Support URLencoding during normalization #396

raboof · 2023-05-16T15:12:09Z

Earlier, the path would be URL-decoded after normalization. This meant some opportunities for normalization would be missed when dots or slashes were URL-encoded.

One way to solve this would be to change the ordering of operations, but that seems risky as it would change the meaning of some of the abstractions. Because of that I opted for a more conservative approach, where normalization will take into account URL-encoded characters, but otherwise leave the input string intact.

commons-vfs2/src/main/java/org/apache/commons/vfs2/provider/UriParser.java

garydgregory · 2024-01-08T13:44:38Z

commons-vfs2/src/main/java/org/apache/commons/vfs2/provider/UriParser.java

+        private int cursor = 0;
+        private int lastSeparator;
+        private int end;
+        PathNormalizer(StringBuilder path) {


Use final where you can.

garydgregory

Hi @raboof
A few nits 😉

garydgregory · 2024-01-08T13:46:21Z

commons-vfs2/src/main/java/org/apache/commons/vfs2/provider/UriParser.java

+            boolean reading = true;
+            while (reading) {
+                reading = readNonSeparator();
+            }


Simpler to say `while (readNonSeparator()); ?
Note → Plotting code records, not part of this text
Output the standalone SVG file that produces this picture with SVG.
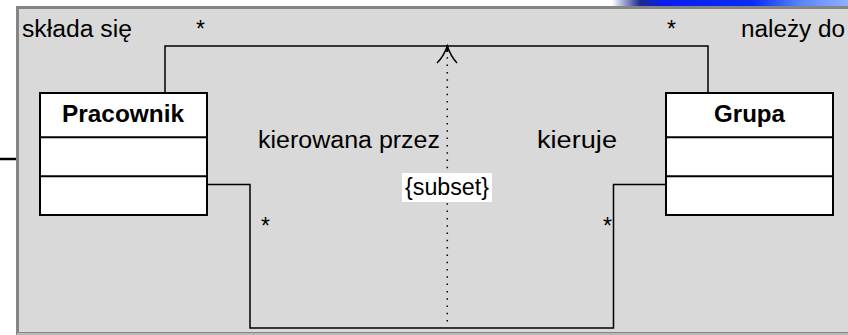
<svg xmlns="http://www.w3.org/2000/svg" width="848" height="335" viewBox="0 0 848 335">
  <defs>
    <linearGradient id="blueGrad" x1="0" y1="0" x2="1" y2="0">
      <stop offset="0" stop-color="#ffffff"/>
      <stop offset="0.12" stop-color="#1a2a90"/>
      <stop offset="0.22" stop-color="#0a1cf0"/>
      <stop offset="0.6" stop-color="#0a2cf5"/>
      <stop offset="0.8" stop-color="#5a86f8"/>
      <stop offset="1" stop-color="#8fb0ff"/>
    </linearGradient>
  </defs>
  <style>
    .txt { font-family: "Liberation Sans", Arial, sans-serif; font-size: 23px; fill: #000; }
    .bold { font-weight: bold; }
    .box { fill: #ffffff; stroke: #000; stroke-width: 2; }
    .sep { stroke: #000; stroke-width: 2; }
    .conn { fill: none; stroke: #000; stroke-width: 1.5; }
    .dot { fill: none; stroke: #000; stroke-width: 1.5; stroke-dasharray: 1.5 5.8; }
  </style>

  <rect x="0" y="0" width="848" height="335" fill="#ffffff"/>
  <!-- blue strip top right -->
  <path d="M612 0 L848 0 L848 7 L612 7 Z" fill="url(#blueGrad)"/>
  <!-- left stub line -->
  <line x1="0" y1="159" x2="17" y2="159" stroke="#000" stroke-width="2.5"/>
  <!-- panel -->
  <rect x="17.5" y="7.5" width="840" height="326" fill="#d9d9d9" stroke="#858585" stroke-width="3"/>
  <line x1="17" y1="334" x2="848" y2="334" stroke="#ececec" stroke-width="1"/>

  <g id="connectors">
    <path class="conn" d="M165 93 L165 46 L708 46 L708 93"/>
    <path class="conn" d="M207 184.5 L250 184.5 L250 328 L613.5 328 L613.5 184.5 L666 184.5"/>
    <line class="dot" x1="447.3" y1="50" x2="447.3" y2="327"/>
    <path class="conn" d="M437 63 Q444 56 447.3 46 Q450.6 56 457 63"/>
    <line x1="447.3" y1="45" x2="447.3" y2="52" stroke="#000" stroke-width="2"/>
  </g>

  <g id="Pracownik">
    <rect class="box" x="40" y="93" width="167" height="122"/>
    <line class="sep" x1="40" y1="137.3" x2="207" y2="137.3"/>
    <line class="sep" x1="40" y1="176.3" x2="207" y2="176.3"/>
    <text class="txt bold" x="62" y="122" textLength="122" lengthAdjust="spacingAndGlyphs">Pracownik</text>
  </g>

  <g id="Grupa">
    <rect class="box" x="666" y="93" width="167" height="122"/>
    <line class="sep" x1="666" y1="137.3" x2="833" y2="137.3"/>
    <line class="sep" x1="666" y1="176.3" x2="833" y2="176.3"/>
    <text class="txt bold" x="714" y="122" textLength="71" lengthAdjust="spacingAndGlyphs">Grupa</text>
  </g>

  <g id="labels">
    <text class="txt" x="22" y="37" textLength="110" lengthAdjust="spacingAndGlyphs">składa się</text>
    <text class="txt" x="196" y="37">*</text>
    <text class="txt" x="667" y="37">*</text>
    <text class="txt" x="741" y="37" textLength="104" lengthAdjust="spacingAndGlyphs">należy do</text>
    <text class="txt" x="258" y="148" textLength="182" lengthAdjust="spacingAndGlyphs">kierowana przez</text>
    <text class="txt" x="537" y="148" textLength="80" lengthAdjust="spacingAndGlyphs">kieruje</text>
    <rect x="402" y="173" width="90" height="29" fill="#ffffff"/>
    <text class="txt" x="405" y="195" textLength="84" lengthAdjust="spacingAndGlyphs">{subset}</text>
    <text class="txt" x="261" y="234">*</text>
    <text class="txt" x="603" y="234">*</text>
  </g>
</svg>
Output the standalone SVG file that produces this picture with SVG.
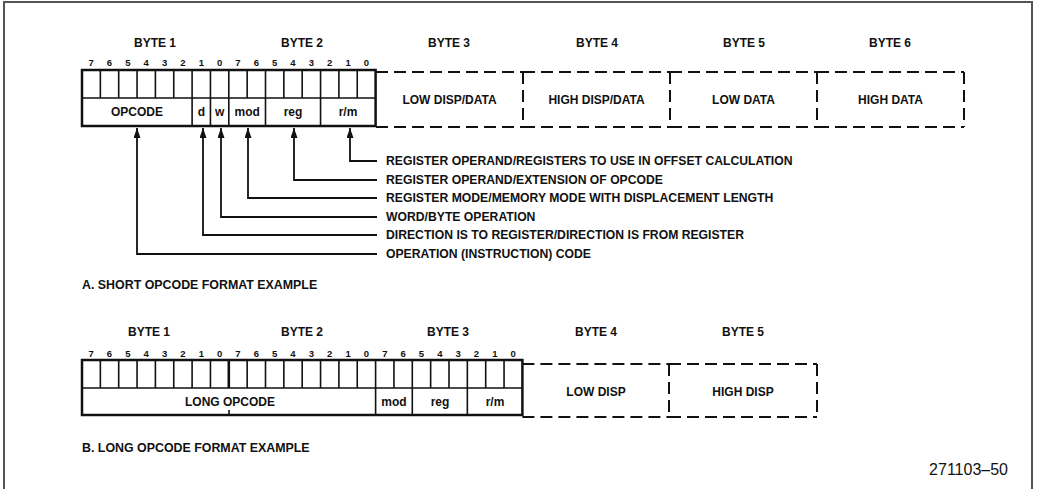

hmm, it seems PMD won't let me

garydgregory · 2024-01-08T13:46:51Z

commons-vfs2/src/main/java/org/apache/commons/vfs2/provider/UriParser.java

+            }
+            return false;
+        }
+        private boolean readDot() {


Nit: Add a blank line b/w methods.

commons-vfs2/src/main/java/org/apache/commons/vfs2/provider/UriParser.java

Earlier, the path would be URL-decoded after normalization. This meant some opportunities for normalization would be missed when dots or slashes were URL-encoded. One way to solve this would be to change the ordering of operations, but that seems risky as it would change the meaning of some of the abstractions. Because of that I opted for a more conservative approach, where normalization will take into account URL-encoded characters, but otherwise leave the input string intact.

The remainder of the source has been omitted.